Family Honor
By Robert B. Parker

Family Honor.Sunny Randall, Lady P.I. and professional artist, or is that the other way around?, is hired by a Governor wannabe to find his runaway 15 year old daughter. With a little help from her friend Spike, who is as tough as he is gay, and he's very gay, and her ex-husband Richie, who is mob connected, Sunny finds the girl with little trouble. Returning her home is more of a problem though since Sunny is sure there is more to the girl's running away then she's being told; especially after some local muscle try to kill the girl and Sunny along with her.

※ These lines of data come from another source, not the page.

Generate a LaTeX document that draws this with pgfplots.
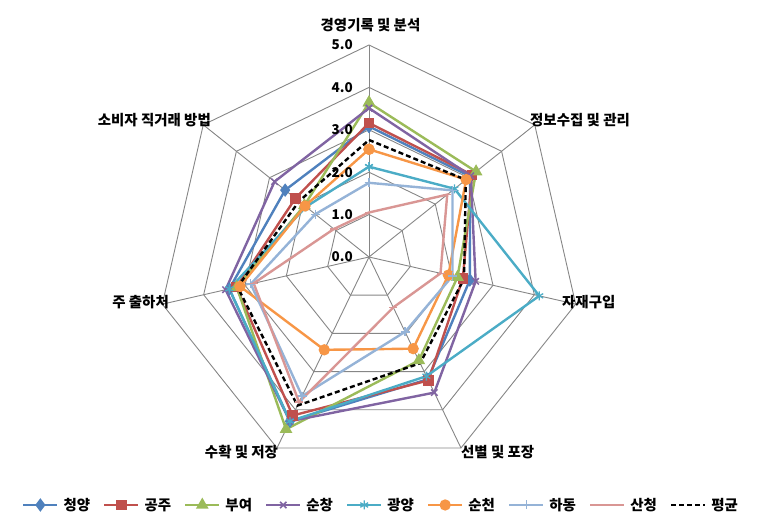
\documentclass[border=0pt]{standalone}
\usepackage{fontspec}
\setmainfont{Noto Sans CJK KR}
\usepackage{pgfplots}
\usepackage{pgfplotstable}
\pgfplotsset{compat=1.18}
\definecolor{cQY}{HTML}{4F81BD}
\definecolor{cGJ}{HTML}{C0504D}
\definecolor{cBY}{HTML}{9BBB59}
\definecolor{cSC}{HTML}{8064A2}
\definecolor{cGY}{HTML}{4BACC6}
\definecolor{cCC}{HTML}{F79646}
\definecolor{cHD}{HTML}{95B3D7}
\definecolor{cSA}{HTML}{D99694}
\definecolor{gridc}{HTML}{868686}
\pgfplotstableread{
ang      cy    gj    by    sc    gy    cc    hd    sa    av
90       3.08  3.16  3.64  3.51  2.13  2.54  1.75  1.05  2.76
38.571   3.05  3.11  3.23  3.07  2.58  2.93  2.52  2.36  2.92
-12.857  2.44  2.27  2.14  2.58  4.12  1.92  2.02  1.73  2.30
-64.286  3.20  3.23  2.71  3.55  3.12  2.40  1.96  1.32  2.78
-115.714 4.30  4.15  4.51  4.30  4.30  2.43  3.64  3.80  3.89
-167.143 3.38  3.21  3.20  3.47  3.38  3.12  2.86  2.79  3.18
-218.571 2.53  2.22  1.95  2.85  1.90  1.93  1.62  1.06  2.11
-270     3.08  3.16  3.64  3.51  2.13  2.54  1.75  1.05  2.76
}\data
\newcommand{\lbl}{\bfseries\fontsize{14.5}{16}\selectfont}
\newcommand{\tkl}{\bfseries\fontsize{13.5}{15}\selectfont}
\begin{document}
\begin{tikzpicture}
\useasboundingbox (0,0) rectangle (759bp,532bp);
\begin{axis}[
  x=42.4bp, y=42.4bp, xmin=-6, xmax=6, ymin=-6, ymax=6,
  hide axis, clip=false,
  at={(369bp,275bp)}, anchor=center,
  legend columns=9,
  legend style={draw=none, fill=none, at={(0.5236,0.0126)}, anchor=center,
    font=\lbl, column sep=3bp,
    /tikz/every even column/.append style={column sep=11bp}},
  legend image code/.code={\draw[mark repeat=2,mark phase=2,#1] plot coordinates {(0bp,0bp) (17bp,0bp) (34bp,0bp)};},
  every axis plot/.append style={line width=2.4bp},
]
\pgfplotsinvokeforeach{1,2,3,4,5}{
  \addplot[gridc, line width=0.9bp, forget plot] table[x expr={#1*cos(\thisrow{ang})}, y expr={#1*sin(\thisrow{ang})}] {\data};
}
\pgfplotsinvokeforeach{90,38.571,-12.857,-64.286,-115.714,-167.143,-218.571}{
  \draw[gridc, line width=0.9bp] (axis cs:0,0) -- (axis cs:{5*cos(#1)},{5*sin(#1)});
}
\addplot[cQY, mark=diamond*, mark size=4.8bp, mark options={solid}] table[x expr={\thisrow{cy}*cos(\thisrow{ang})}, y expr={\thisrow{cy}*sin(\thisrow{ang})}] {\data};
\addlegendentry{청양}
\addplot[cGJ, mark=square*, mark size=4bp] table[x expr={\thisrow{gj}*cos(\thisrow{ang})}, y expr={\thisrow{gj}*sin(\thisrow{ang})}] {\data};
\addlegendentry{공주}
\addplot[cBY, mark=triangle*, mark size=5bp] table[x expr={\thisrow{by}*cos(\thisrow{ang})}, y expr={\thisrow{by}*sin(\thisrow{ang})}] {\data};
\addlegendentry{부여}
\addplot[cSC, mark=x, mark size=4.5bp, mark options={line width=1.5bp}] table[x expr={\thisrow{sc}*cos(\thisrow{ang})}, y expr={\thisrow{sc}*sin(\thisrow{ang})}] {\data};
\addlegendentry{순창}
\addplot[cGY, mark=asterisk, mark size=4.5bp, mark options={line width=1.3bp}] table[x expr={\thisrow{gy}*cos(\thisrow{ang})}, y expr={\thisrow{gy}*sin(\thisrow{ang})}] {\data};
\addlegendentry{광양}
\addplot[cCC, mark=*, mark size=4.4bp] table[x expr={\thisrow{cc}*cos(\thisrow{ang})}, y expr={\thisrow{cc}*sin(\thisrow{ang})}] {\data};
\addlegendentry{순천}
\addplot[cHD, mark=+, mark size=4.5bp, mark options={line width=1.3bp}] table[x expr={\thisrow{hd}*cos(\thisrow{ang})}, y expr={\thisrow{hd}*sin(\thisrow{ang})}] {\data};
\addlegendentry{하동}
\addplot[cSA, mark=-, mark size=4bp, mark options={line width=1.5bp}] table[x expr={\thisrow{sa}*cos(\thisrow{ang})}, y expr={\thisrow{sa}*sin(\thisrow{ang})}] {\data};
\addlegendentry{산청}
\addplot[black, dash pattern=on 5bp off 3bp] table[x expr={\thisrow{av}*cos(\thisrow{ang})}, y expr={\thisrow{av}*sin(\thisrow{ang})}] {\data};
\addlegendentry{평균}
\pgfplotsinvokeforeach{0,1,2,3,4,5}{
  \node[anchor=east, font=\tkl, inner sep=0pt] at (axis cs:-0.38,#1) {#1.0};
}
\end{axis}
\node[font=\lbl, anchor=center] at (370.5bp,507bp) {경영기록 및 분석};
\node[font=\lbl, anchor=west, inner sep=0pt] at (530bp,412bp) {정보수집 및 관리};
\node[font=\lbl, anchor=west, inner sep=0pt] at (562bp,230bp) {자재구입};
\node[font=\lbl, anchor=west, inner sep=0pt] at (461bp,80bp) {선별 및 포장};
\node[font=\lbl, anchor=center, inner sep=0pt] at (241.5bp,80bp) {수확 및 저장};
\node[font=\lbl, anchor=east, inner sep=0pt] at (169bp,230bp) {주 출하처};
\node[font=\lbl, anchor=east, inner sep=0pt] at (211bp,412bp) {소비자 직거래 방법};
\end{tikzpicture}
\end{document}
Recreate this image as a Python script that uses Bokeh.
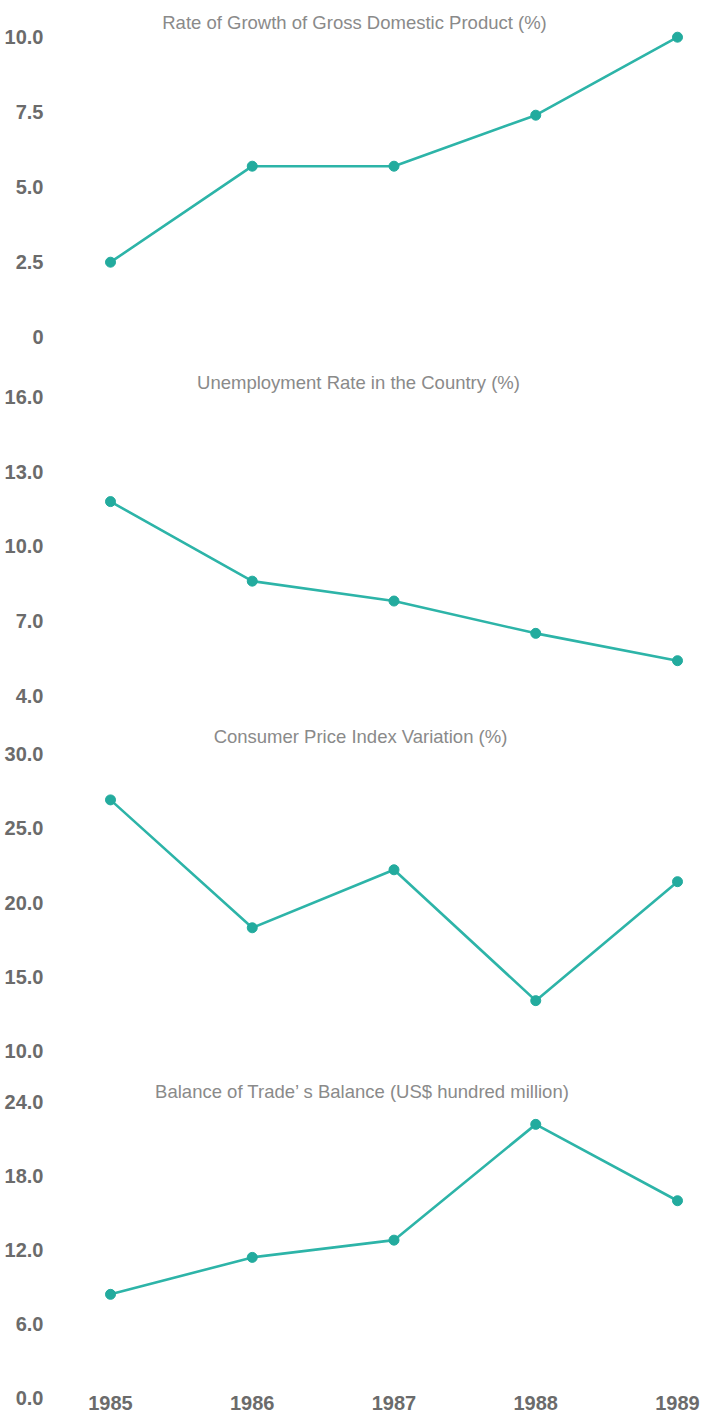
from bokeh.plotting import figure
from bokeh.models import Range1d, FixedTicker, NumeralTickFormatter, Label
from bokeh.layouts import column
from bokeh.embed import file_html
from bokeh.resources import INLINE

# ---------------- data ----------------
years = [1985, 1986, 1987, 1988, 1989]

gdp_growth = [2.5, 5.7, 5.7, 7.4, 10.0]
unemployment = [11.8, 8.6, 7.8, 6.5, 5.4]
cpi_variation = [26.9, 18.3, 22.2, 13.4, 21.4]
trade_balance = [8.4, 11.4, 12.8, 22.2, 16.0]

titles = [
    "Rate of Growth of Gross Domestic Product (%)",
    "Unemployment Rate in the Country (%)",
    "Consumer Price Index Variation (%)",
    "Balance of Trade\u2019 s Balance (US$ hundred million)",
]

gdp_ticks = [0.0, 2.5, 5.0, 7.5, 10.0]
unemployment_ticks = [4.0, 7.0, 10.0, 13.0, 16.0]
cpi_ticks = [10.0, 15.0, 20.0, 25.0, 30.0]
trade_ticks = [0.0, 6.0, 12.0, 18.0, 24.0]

# ---------------- layout (picture pixels) ----------------
FIG_W = 704
FRAME_LEFT, FRAME_RIGHT = 48, 704
X_FIRST_PX, X_LAST_PX = 110, 677

slots = [(0, 360), (360, 715), (715, 1068), (1068, 1418)]
frame_bottoms = [360, 715, 1068, 1406]
# (top tick value, its y, bottom tick value, its y)
anchors = [(10.0, 36.7, 0.0, 336.7),
           (16.0, 396.7, 4.0, 695.0),
           (30.0, 753.3, 10.0, 1050.7),
           (24.0, 1101.7, 0.0, 1397.3)]
title_pos = [(354, 21.7), (358, 381.7), (360, 736.0), (362, 1090.7)]

TEAL = "#2db4a8"
DOT = "#23ab9e"
TICK_FONT = "'Liberation Sans', Arial, sans-serif"
TITLE_FONT = "'Liberation Sans', Arial, sans-serif"
TICK_COLOR = "#6b6b6b"

yr_per_px = (years[-1] - years[0]) / (X_LAST_PX - X_FIRST_PX)


def x_of(px):
    return years[0] + (px - X_FIRST_PX) * yr_per_px


def v_mapper(a):
    v1, y1, v2, y2 = a
    k = (v1 - v2) / (y2 - y1)
    return lambda y: v1 + (y1 - y) * k


series = [gdp_growth, unemployment, cpi_variation, trade_balance]
ticks = [gdp_ticks, unemployment_ticks, cpi_ticks, trade_ticks]

figs = []
for i in range(4):
    top, bottom = slots[i]
    vm = v_mapper(anchors[i])
    last = i == 3
    p = figure(
        width=FIG_W, height=bottom - top,
        output_backend="svg", toolbar_location=None,
        x_range=Range1d(x_of(FRAME_LEFT), x_of(FRAME_RIGHT)),
        y_range=Range1d(vm(frame_bottoms[i]), vm(top)),
        x_axis_location="below" if last else None,
        min_border_left=FRAME_LEFT, min_border_right=FIG_W - FRAME_RIGHT,
        min_border_top=0, min_border_bottom=(bottom - frame_bottoms[i]),
        background_fill_color="white", border_fill_color="white",
        outline_line_color=None,
    )
    p.grid.grid_line_color = None

    yax = p.yaxis[0]
    yax.ticker = FixedTicker(ticks=ticks[i])
    yax.formatter = NumeralTickFormatter(format="0.0")
    if i == 0:
        yax.major_label_overrides = {0: "0"}
    yax.axis_line_color = None
    yax.major_tick_line_color = None
    yax.minor_tick_line_color = None
    yax.major_tick_out = 0
    yax.major_label_standoff = 5
    yax.major_label_text_font = TICK_FONT
    yax.major_label_text_font_size = "20px"
    yax.major_label_text_font_style = "bold"
    yax.major_label_text_color = TICK_COLOR

    if last:
        xax = p.xaxis[0]
        xax.ticker = FixedTicker(ticks=years)
        xax.major_label_overrides = {y: str(y) for y in years}
        xax.axis_line_color = None
        xax.major_tick_line_color = None
        xax.minor_tick_line_color = None
        xax.major_tick_out = 0
        xax.major_label_standoff = -11
        xax.major_label_text_font = TICK_FONT
        xax.major_label_text_font_size = "20px"
        xax.major_label_text_font_style = "bold"
        xax.major_label_text_color = TICK_COLOR

    p.line(years, series[i], line_width=2.6, line_color=TEAL)
    p.scatter(years, series[i], size=10, fill_color=DOT, line_color=DOT)

    tx, ty = title_pos[i]
    p.add_layout(Label(x=x_of(tx), y=vm(ty), text=titles[i],
                       text_align="center", text_baseline="middle",
                       text_font=TITLE_FONT, text_font_size="18.5px",
                       text_color="#8a8a8a"))
    figs.append(p)

layout = column(*figs, spacing=0)
open("out.html", "w").write(file_html(layout, INLINE))
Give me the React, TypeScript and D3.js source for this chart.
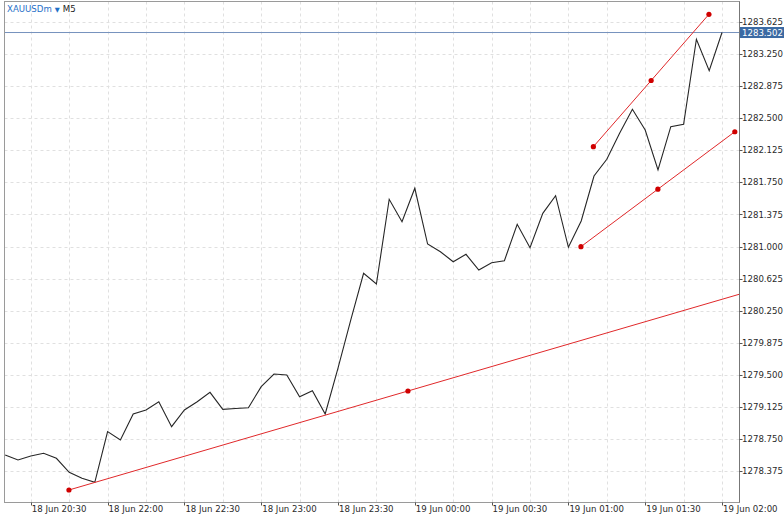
import React from "react";
import * as d3 from "d3";

const closes = [
  1278.562, 1278.504, 1278.55, 1278.582, 1278.524, 1278.36, 1278.29, 1278.243,
  1278.835, 1278.737, 1279.042, 1279.088, 1279.185, 1278.893, 1279.088, 1279.185,
  1279.295, 1279.096, 1279.106, 1279.115, 1279.361, 1279.509, 1279.498, 1279.244,
  1279.314, 1279.042, 1279.579, 1280.141, 1280.687, 1280.562, 1281.552, 1281.29,
  1281.681, 1281.029, 1280.939, 1280.822, 1280.909, 1280.725, 1280.811, 1280.834,
  1281.26, 1280.986, 1281.388, 1281.594, 1280.991, 1281.298, 1281.824, 1282.02,
  1282.324, 1282.604, 1282.362, 1281.895, 1282.401, 1282.429, 1283.423, 1283.056,
  1283.502,
];

const xTickBars = [2, 8, 14, 20, 26, 32, 38, 44, 50, 56];
const xTickLabels = [
  "18 Jun 20:30", "18 Jun 22:00", "18 Jun 22:30", "18 Jun 23:00", "18 Jun 23:30",
  "19 Jun 00:00", "19 Jun 00:30", "19 Jun 01:00", "19 Jun 01:30", "19 Jun 02:00",
];
const yTickLabels = [
  "1278.375", "1278.750", "1279.125", "1279.500", "1279.875", "1280.250", "1280.625",
  "1281.000", "1281.375", "1281.750", "1282.125", "1282.500", "1282.875", "1283.250", "1283.625",
];
const lastPrice = 1283.502;

// trendlines: [bar1, price1, bar2, price2]
const trendSupport = [4.98, 1278.153, 57.95, 1280.468];
const trendUpper = [45.95, 1282.167, 54.98, 1283.715];
const trendLower = [44.98, 1280.998, 57.0, 1282.342];
const trendlines = [trendSupport, trendUpper, trendLower];

const W = 784, H = 515;
const L = 4.5, T = 1.5, R = 739.5, B = 502.5;
const FONT = "'DejaVu Sans', Verdana, sans-serif";

export default function App() {
  const x = d3.scaleLinear().domain([0, 56]).range([5.2, 722]);
  const y = d3.scaleLinear().domain([1278.375, 1283.625]).range([471, 22]);
  const line = d3.line<number>().x((_, i) => x(i)).y((d) => y(d));
  const gridBars = d3.range(2, 60, 3);
  const red = "#e0282a";
  const grid = "#e0e0e0";
  return (
    <svg width={W} height={H} style={{ position: "absolute", left: 0, top: 0, background: "#fff" }}>
      <defs>
        <clipPath id="plot">
          <rect x={L} y={T} width={R - L} height={B - T} />
        </clipPath>
      </defs>
      <rect x={0} y={0} width={W} height={H} fill="#fff" />
      <g clipPath="url(#plot)">
        {gridBars.map((b) => (
          <line key={"gv" + b} x1={Math.round(x(b)) + 0.5} x2={Math.round(x(b)) + 0.5} y1={T} y2={B}
            stroke={grid} strokeDasharray="3,3" />
        ))}
        {yTickLabels.map((t) => (
          <line key={"gh" + t} x1={L} x2={R} y1={Math.round(y(+t)) + 0.5} y2={Math.round(y(+t)) + 0.5}
            stroke={grid} strokeDasharray="3,3" />
        ))}
        <line x1={L} x2={R} y1={y(lastPrice)} y2={y(lastPrice)} stroke="#7592bd" strokeWidth={1} />
        <path d={line(closes) || ""} fill="none" stroke="#262626" strokeWidth={1.1} />
        {trendlines.map((t, i) => {
          const [b1, p1, b2, p2] = t;
          return (
            <g key={"tl" + i}>
              <line x1={x(b1)} y1={y(p1)} x2={x(b2)} y2={y(p2)} stroke={red} strokeWidth={1} />
              <circle cx={x(b1)} cy={y(p1)} r={2.6} fill="#d00000" />
              <circle cx={(x(b1) + x(b2)) / 2} cy={(y(p1) + y(p2)) / 2} r={2.6} fill="#d00000" />
              <circle cx={x(b2)} cy={y(p2)} r={2.6} fill="#d00000" />
            </g>
          );
        })}
      </g>
      <rect x={L} y={T} width={R - L} height={B - T} fill="none" stroke="#9a9a9a" />
      <line x1={R} x2={R} y1={T} y2={B} stroke="#777" />
      {yTickLabels.map((t) => (
        <g key={"yt" + t}>
          <line x1={R} x2={R + 3} y1={Math.round(y(+t)) + 0.5} y2={Math.round(y(+t)) + 0.5} stroke="#555" />
          <text x={742} y={y(+t)} dy="0.36em" fontFamily={FONT} fontSize={8.6} fill="#2a2a2a">{t}</text>
        </g>
      ))}
      <rect x={R + 0.5} y={y(lastPrice) - 5.5} width={W - R} height={11} fill="#3b6aa3" />
      <text x={742} y={y(lastPrice)} dy="0.36em" fontFamily={FONT} fontSize={8.6} fill="#fff">
        {lastPrice.toFixed(3)}
      </text>
      {xTickBars.map((b, i) => (
        <g key={"xt" + b}>
          <line x1={Math.round(x(b)) + 0.5} x2={Math.round(x(b)) + 0.5} y1={B} y2={B + 3} stroke="#555" />
          <text x={x(b) + 1} y={512} fontFamily={FONT} fontSize={8.6} fill="#2a2a2a">{xTickLabels[i]}</text>
        </g>
      ))}
      <text x={7} y={12.3} fontFamily={FONT} fontSize={8.6}>
        <tspan fill="#1f6fc8">XAUUSDm</tspan>
        <tspan fill="#1f6fc8" fontSize={6.5} dx={3}>▼</tspan>
        <tspan fill="#222" dx={3}>M5</tspan>
      </text>
    </svg>
  );
}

Family Honor was much better then I thought it would be. When I heard Robert Parker was writing a novel with a female protagonist my first reaction was, "Oh my God no! A Susan Silverman clone is going to have her own series! Ugh!" I wasn't even close. There is a Susan Silverman clone in the novel, as Sunny's best friend, but, thank God, she plays a fairly minor role. The rest of the book is taken up by a refreshingly realistic female private detective who admits that sometimes, "It would be nice to be 200 pounds and be an ex-boxer." but who has her own style of toughness and manages to deal with the bad guys very nicely despite being pretty and petite. The supporting characters in the form of her psychotic sidekick (having one seems to be a requisite for being a detective in today's fiction) named Spike and her ex-husband Richie are well thought out. The sub-plot of Richie and Sunny's relationship is interesting in that she loves him and he loves her, but her family of cops trying to arrest his family of mobsters has put a crimp in there relationship. Like Spenser, Sunny has a dog, but hers is an ugly little mutt who at least serves some function in the book though why Parker's characters are so obsessed with their dogs would probably keep a shrink busy for years. Personally, I'm a cat person.

My biggest complaint with Family Honor is that Parker doesn't even try to pretend the entire book isn't recycled from one of his earlier Spenser novels, Early Autumn. Entire passages from that book appear to have been lifted, re-written slightly, and set down in Family Honor. That's not the worst thing that could've happened, if Parker chooses to plagerize himself he picked one of his best books to do so from, but an original story would have been a lot better; not to mention fairer to his fans.

An interesting sidenote is that Mr. Parker reportedly wrote this novel with the specific intent of his friend Helen Hunt playing the role of Sunny in a movie version of the novel. But whatever reason he wrote it Family Honor outshines a lot of Parker's more recent, and not as impressive work, and is worth reading.